EXERCISE AIM: Take every line from the first down to the line with "const eqY = [0, 4];" and set it down exactly, without the pictures.

RECORDED DATA:

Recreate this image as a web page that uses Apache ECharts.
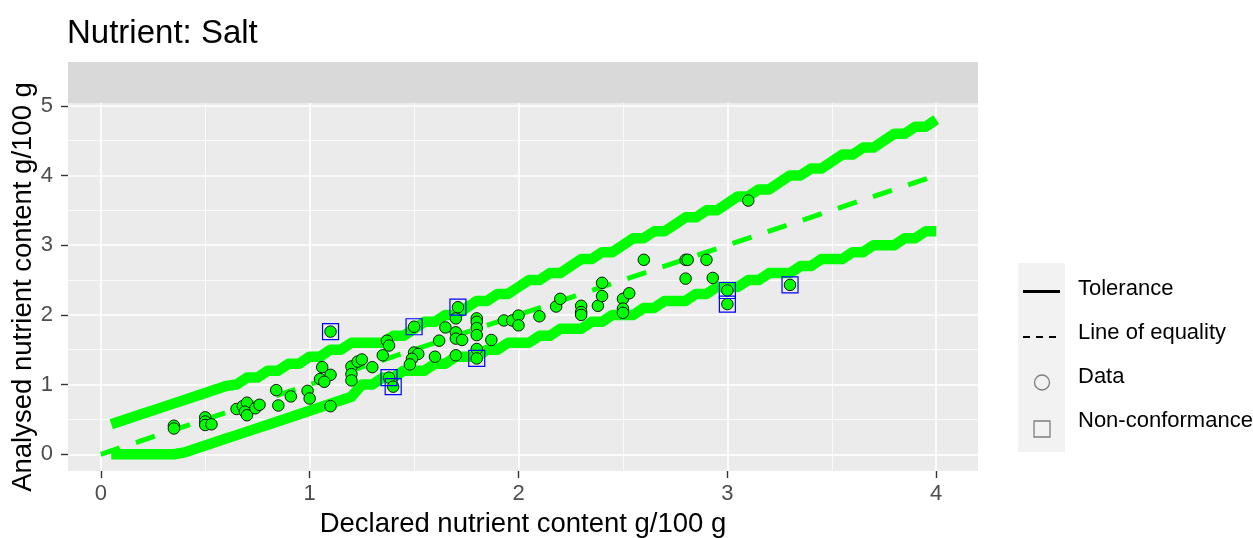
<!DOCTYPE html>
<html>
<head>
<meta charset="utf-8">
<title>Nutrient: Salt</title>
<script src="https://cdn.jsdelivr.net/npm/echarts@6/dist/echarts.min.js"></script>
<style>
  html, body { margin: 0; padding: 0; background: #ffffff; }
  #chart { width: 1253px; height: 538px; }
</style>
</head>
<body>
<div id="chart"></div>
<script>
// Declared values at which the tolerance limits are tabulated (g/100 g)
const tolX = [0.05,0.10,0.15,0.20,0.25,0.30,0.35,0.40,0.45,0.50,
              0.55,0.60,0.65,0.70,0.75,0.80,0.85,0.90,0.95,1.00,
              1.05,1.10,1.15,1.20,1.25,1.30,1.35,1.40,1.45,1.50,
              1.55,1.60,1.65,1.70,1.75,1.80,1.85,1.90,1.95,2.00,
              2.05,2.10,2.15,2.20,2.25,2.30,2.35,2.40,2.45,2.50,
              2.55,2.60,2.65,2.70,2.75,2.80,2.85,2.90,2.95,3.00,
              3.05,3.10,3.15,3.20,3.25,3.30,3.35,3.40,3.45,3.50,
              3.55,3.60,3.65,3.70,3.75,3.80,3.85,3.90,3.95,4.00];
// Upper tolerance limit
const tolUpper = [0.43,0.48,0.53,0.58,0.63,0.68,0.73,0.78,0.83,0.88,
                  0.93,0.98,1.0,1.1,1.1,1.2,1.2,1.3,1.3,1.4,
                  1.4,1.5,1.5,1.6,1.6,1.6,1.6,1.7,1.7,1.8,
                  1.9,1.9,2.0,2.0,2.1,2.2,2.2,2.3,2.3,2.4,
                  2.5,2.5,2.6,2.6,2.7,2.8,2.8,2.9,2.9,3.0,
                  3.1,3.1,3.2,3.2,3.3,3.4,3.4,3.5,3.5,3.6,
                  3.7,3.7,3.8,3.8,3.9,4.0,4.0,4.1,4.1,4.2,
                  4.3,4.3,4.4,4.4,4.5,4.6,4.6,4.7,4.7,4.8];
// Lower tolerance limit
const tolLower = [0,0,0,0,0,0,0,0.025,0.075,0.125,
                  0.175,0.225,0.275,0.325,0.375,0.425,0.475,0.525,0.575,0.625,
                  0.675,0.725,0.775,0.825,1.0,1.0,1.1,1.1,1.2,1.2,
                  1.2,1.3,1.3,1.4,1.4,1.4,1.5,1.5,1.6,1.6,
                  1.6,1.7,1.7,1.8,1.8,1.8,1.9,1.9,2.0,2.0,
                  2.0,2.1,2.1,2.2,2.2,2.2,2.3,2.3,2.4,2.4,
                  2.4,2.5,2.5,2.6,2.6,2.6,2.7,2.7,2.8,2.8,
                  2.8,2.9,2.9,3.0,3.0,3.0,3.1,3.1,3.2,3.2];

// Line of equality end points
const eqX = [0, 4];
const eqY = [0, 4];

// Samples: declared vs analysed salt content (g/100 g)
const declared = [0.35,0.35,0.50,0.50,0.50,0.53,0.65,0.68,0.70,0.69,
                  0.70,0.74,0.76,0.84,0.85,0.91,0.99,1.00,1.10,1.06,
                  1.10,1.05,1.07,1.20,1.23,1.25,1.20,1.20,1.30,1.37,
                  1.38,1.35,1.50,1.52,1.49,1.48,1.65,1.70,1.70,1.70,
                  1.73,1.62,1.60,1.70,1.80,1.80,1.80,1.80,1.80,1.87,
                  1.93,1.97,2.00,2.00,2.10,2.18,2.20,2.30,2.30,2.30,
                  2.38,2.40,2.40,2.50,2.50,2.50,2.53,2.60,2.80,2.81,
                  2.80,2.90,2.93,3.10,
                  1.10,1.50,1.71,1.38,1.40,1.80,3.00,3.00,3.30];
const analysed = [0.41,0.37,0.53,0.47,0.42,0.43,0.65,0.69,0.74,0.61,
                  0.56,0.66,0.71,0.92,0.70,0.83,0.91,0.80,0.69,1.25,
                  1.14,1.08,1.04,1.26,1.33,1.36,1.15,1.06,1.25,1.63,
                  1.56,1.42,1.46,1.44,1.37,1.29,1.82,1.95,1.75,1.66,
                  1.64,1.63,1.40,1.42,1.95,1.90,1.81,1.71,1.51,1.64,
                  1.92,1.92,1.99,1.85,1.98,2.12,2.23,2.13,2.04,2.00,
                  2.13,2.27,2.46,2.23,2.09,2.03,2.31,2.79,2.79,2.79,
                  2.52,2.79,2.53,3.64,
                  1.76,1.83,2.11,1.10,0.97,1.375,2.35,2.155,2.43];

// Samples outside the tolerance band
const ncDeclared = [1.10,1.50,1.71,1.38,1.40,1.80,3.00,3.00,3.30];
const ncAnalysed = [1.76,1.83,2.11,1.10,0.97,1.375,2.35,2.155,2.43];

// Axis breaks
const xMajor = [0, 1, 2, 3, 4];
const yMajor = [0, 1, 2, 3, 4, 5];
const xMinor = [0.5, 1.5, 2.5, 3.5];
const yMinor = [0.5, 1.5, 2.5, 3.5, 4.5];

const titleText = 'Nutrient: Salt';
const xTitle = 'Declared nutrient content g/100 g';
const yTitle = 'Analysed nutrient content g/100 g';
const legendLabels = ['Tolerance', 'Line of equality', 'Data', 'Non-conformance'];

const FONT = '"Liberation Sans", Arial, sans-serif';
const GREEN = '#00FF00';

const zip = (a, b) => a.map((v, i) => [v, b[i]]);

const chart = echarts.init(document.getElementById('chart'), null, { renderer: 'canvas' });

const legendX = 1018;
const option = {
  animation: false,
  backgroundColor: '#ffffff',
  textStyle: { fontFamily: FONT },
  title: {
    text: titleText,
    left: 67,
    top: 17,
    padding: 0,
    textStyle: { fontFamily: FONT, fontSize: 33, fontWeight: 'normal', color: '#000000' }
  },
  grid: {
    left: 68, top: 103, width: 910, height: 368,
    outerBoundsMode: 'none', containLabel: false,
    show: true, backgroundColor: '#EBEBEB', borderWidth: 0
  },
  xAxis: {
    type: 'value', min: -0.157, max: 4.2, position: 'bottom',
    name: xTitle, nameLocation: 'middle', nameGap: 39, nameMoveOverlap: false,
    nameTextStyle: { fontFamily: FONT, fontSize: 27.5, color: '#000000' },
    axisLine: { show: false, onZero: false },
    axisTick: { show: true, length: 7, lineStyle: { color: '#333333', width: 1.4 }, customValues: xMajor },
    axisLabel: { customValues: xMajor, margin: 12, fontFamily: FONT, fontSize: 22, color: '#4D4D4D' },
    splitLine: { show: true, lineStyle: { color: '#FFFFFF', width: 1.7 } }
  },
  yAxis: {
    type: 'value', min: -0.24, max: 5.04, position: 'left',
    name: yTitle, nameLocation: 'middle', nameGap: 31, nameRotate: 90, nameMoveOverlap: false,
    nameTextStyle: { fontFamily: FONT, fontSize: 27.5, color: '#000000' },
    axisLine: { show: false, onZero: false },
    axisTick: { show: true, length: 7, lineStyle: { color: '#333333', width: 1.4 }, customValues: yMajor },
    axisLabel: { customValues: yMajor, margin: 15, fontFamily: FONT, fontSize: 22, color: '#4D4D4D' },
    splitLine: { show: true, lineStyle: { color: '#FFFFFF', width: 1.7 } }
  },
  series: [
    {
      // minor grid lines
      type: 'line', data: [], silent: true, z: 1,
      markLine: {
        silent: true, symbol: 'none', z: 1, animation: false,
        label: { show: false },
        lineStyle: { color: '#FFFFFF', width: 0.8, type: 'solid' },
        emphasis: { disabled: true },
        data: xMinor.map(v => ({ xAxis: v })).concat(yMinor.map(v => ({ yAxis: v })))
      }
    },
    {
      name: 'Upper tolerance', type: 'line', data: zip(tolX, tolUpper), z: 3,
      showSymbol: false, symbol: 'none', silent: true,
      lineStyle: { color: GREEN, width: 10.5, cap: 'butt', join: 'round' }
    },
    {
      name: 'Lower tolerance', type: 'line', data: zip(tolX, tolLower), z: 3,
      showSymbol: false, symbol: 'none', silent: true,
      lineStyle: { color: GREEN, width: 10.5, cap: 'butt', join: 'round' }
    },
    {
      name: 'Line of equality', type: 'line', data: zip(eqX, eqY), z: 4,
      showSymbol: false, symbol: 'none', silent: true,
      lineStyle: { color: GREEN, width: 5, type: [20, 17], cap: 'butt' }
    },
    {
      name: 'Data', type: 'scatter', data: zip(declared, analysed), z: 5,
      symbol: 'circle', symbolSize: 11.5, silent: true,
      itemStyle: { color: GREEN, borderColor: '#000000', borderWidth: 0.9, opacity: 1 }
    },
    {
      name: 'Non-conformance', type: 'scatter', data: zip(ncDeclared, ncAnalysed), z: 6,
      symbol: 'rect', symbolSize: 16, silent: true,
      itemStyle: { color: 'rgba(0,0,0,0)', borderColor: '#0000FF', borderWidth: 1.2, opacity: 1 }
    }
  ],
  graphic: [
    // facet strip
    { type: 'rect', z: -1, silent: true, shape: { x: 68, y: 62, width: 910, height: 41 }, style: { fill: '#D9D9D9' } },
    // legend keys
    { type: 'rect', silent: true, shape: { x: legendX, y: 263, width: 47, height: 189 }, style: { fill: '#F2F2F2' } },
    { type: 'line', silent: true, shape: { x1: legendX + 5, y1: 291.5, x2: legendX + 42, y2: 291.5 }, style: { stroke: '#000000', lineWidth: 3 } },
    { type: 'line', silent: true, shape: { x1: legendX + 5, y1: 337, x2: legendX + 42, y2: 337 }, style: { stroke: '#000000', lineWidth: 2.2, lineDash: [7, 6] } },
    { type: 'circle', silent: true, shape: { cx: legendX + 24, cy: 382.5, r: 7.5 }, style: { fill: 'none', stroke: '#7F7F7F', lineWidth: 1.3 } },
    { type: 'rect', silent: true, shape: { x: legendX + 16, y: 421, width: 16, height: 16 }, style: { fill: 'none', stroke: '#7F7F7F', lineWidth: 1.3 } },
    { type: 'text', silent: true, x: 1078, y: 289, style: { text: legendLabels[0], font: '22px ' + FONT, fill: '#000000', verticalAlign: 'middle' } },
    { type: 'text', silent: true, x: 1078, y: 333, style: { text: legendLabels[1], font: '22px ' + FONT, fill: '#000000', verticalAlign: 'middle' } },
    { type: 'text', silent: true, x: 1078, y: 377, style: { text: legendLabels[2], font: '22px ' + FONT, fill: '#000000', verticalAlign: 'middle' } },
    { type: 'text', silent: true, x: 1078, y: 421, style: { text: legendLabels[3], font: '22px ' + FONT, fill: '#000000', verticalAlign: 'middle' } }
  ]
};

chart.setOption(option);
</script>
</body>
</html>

TASK ANSWER:
Recreate this image as a web page that uses Apache ECharts.
<!DOCTYPE html>
<html>
<head>
<meta charset="utf-8">
<title>Nutrient: Salt</title>
<script src="https://cdn.jsdelivr.net/npm/echarts@6/dist/echarts.min.js"></script>
<style>
  html, body { margin: 0; padding: 0; background: #ffffff; }
  #chart { width: 1253px; height: 538px; }
</style>
</head>
<body>
<div id="chart"></div>
<script>
// Declared values at which the tolerance limits are tabulated (g/100 g)
const tolX = [0.05,0.10,0.15,0.20,0.25,0.30,0.35,0.40,0.45,0.50,
              0.55,0.60,0.65,0.70,0.75,0.80,0.85,0.90,0.95,1.00,
              1.05,1.10,1.15,1.20,1.25,1.30,1.35,1.40,1.45,1.50,
              1.55,1.60,1.65,1.70,1.75,1.80,1.85,1.90,1.95,2.00,
              2.05,2.10,2.15,2.20,2.25,2.30,2.35,2.40,2.45,2.50,
              2.55,2.60,2.65,2.70,2.75,2.80,2.85,2.90,2.95,3.00,
              3.05,3.10,3.15,3.20,3.25,3.30,3.35,3.40,3.45,3.50,
              3.55,3.60,3.65,3.70,3.75,3.80,3.85,3.90,3.95,4.00];
// Upper tolerance limit
const tolUpper = [0.43,0.48,0.53,0.58,0.63,0.68,0.73,0.78,0.83,0.88,
                  0.93,0.98,1.0,1.1,1.1,1.2,1.2,1.3,1.3,1.4,
                  1.4,1.5,1.5,1.6,1.6,1.6,1.6,1.7,1.7,1.8,
                  1.9,1.9,2.0,2.0,2.1,2.2,2.2,2.3,2.3,2.4,
                  2.5,2.5,2.6,2.6,2.7,2.8,2.8,2.9,2.9,3.0,
                  3.1,3.1,3.2,3.2,3.3,3.4,3.4,3.5,3.5,3.6,
                  3.7,3.7,3.8,3.8,3.9,4.0,4.0,4.1,4.1,4.2,
                  4.3,4.3,4.4,4.4,4.5,4.6,4.6,4.7,4.7,4.8];
// Lower tolerance limit
const tolLower = [0,0,0,0,0,0,0,0.025,0.075,0.125,
                  0.175,0.225,0.275,0.325,0.375,0.425,0.475,0.525,0.575,0.625,
                  0.675,0.725,0.775,0.825,1.0,1.0,1.1,1.1,1.2,1.2,
                  1.2,1.3,1.3,1.4,1.4,1.4,1.5,1.5,1.6,1.6,
                  1.6,1.7,1.7,1.8,1.8,1.8,1.9,1.9,2.0,2.0,
                  2.0,2.1,2.1,2.2,2.2,2.2,2.3,2.3,2.4,2.4,
                  2.4,2.5,2.5,2.6,2.6,2.6,2.7,2.7,2.8,2.8,
                  2.8,2.9,2.9,3.0,3.0,3.0,3.1,3.1,3.2,3.2];

// Line of equality end points
const eqX = [0, 4];
const eqY = [0, 4];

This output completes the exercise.